- _Collected data_
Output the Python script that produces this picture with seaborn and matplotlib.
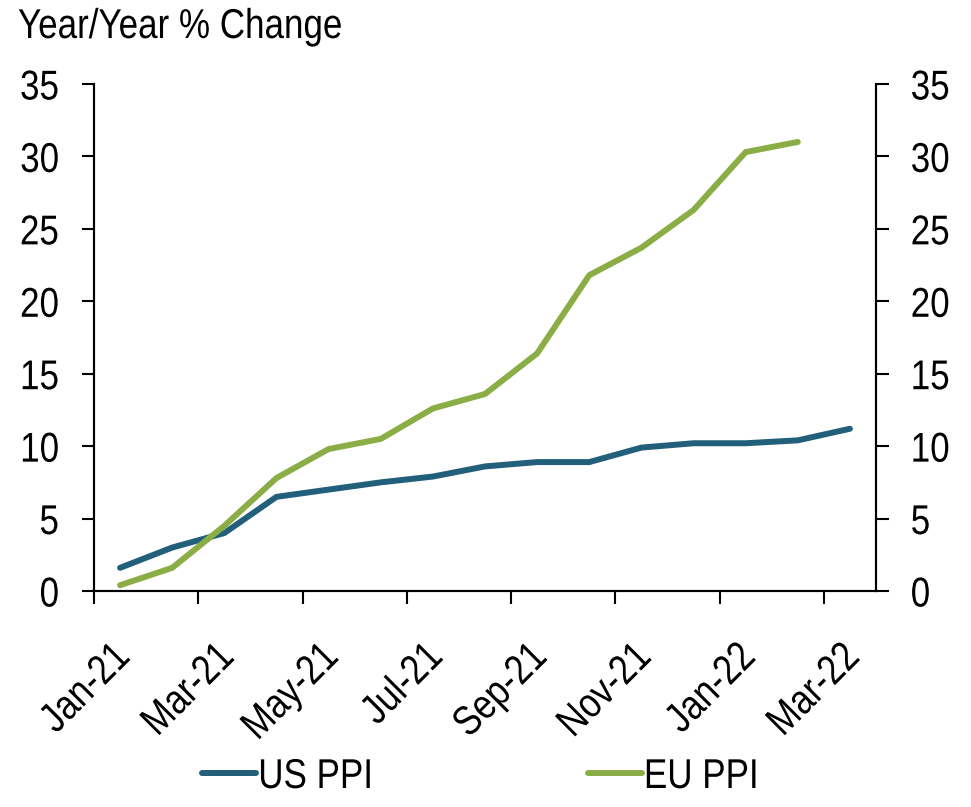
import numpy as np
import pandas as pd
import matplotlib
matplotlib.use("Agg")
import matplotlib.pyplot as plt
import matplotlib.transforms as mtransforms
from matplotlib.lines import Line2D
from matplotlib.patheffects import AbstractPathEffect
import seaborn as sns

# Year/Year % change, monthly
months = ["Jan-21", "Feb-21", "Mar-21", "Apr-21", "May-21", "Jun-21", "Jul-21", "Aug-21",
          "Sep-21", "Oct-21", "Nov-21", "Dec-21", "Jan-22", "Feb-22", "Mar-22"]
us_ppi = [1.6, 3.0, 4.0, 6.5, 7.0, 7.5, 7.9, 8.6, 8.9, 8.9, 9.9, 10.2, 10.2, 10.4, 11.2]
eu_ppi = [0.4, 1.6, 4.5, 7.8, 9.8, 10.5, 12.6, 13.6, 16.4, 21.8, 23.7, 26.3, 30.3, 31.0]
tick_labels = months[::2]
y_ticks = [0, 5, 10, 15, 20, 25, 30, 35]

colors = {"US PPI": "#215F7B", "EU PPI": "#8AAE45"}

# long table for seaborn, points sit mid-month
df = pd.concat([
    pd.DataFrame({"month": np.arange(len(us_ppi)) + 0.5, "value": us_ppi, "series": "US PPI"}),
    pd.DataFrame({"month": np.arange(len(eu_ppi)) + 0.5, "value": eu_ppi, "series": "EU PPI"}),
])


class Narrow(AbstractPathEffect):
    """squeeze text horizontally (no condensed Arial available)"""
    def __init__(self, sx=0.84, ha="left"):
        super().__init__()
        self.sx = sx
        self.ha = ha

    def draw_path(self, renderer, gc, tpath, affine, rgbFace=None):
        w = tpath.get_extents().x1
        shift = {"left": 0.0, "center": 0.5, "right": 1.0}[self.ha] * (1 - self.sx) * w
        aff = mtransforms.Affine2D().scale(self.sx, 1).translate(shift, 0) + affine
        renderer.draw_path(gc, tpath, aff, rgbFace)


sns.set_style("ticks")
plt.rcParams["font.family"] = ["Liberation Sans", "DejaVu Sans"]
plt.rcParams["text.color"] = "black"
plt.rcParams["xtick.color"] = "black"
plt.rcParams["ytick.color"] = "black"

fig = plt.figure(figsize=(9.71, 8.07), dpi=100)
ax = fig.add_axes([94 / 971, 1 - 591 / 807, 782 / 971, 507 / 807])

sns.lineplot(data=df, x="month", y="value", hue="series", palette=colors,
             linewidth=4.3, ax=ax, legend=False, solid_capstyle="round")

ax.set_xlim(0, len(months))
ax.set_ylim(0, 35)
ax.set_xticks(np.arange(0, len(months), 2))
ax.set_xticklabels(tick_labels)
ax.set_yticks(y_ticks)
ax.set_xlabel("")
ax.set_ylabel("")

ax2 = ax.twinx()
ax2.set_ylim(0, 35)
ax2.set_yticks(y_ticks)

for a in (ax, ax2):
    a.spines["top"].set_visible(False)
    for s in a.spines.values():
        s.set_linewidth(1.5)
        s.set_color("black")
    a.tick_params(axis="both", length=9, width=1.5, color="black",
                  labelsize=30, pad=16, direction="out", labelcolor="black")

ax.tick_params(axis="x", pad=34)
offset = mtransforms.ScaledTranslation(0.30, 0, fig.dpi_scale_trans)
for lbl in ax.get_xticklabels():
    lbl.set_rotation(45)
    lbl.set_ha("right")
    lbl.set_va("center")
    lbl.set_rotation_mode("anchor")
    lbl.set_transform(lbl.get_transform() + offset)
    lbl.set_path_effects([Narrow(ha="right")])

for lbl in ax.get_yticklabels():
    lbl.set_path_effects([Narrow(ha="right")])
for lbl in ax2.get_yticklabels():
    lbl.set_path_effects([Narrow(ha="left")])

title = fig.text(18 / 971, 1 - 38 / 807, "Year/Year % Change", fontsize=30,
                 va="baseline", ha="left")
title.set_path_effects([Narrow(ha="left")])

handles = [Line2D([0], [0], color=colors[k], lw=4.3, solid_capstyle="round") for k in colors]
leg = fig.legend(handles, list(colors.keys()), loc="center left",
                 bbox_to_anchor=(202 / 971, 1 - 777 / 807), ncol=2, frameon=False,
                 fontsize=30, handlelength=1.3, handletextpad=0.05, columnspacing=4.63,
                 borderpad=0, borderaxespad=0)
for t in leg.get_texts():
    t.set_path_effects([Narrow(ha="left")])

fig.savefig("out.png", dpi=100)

- _Set exercise_
From the first line above to the line containing "import seaborn as sns", repeat each line exactly. Pictures stay out.

- _Exercise solution_
Output the Python script that produces this picture with seaborn and matplotlib.
import numpy as np
import pandas as pd
import matplotlib
matplotlib.use("Agg")
import matplotlib.pyplot as plt
import matplotlib.transforms as mtransforms
from matplotlib.lines import Line2D
from matplotlib.patheffects import AbstractPathEffect
import seaborn as sns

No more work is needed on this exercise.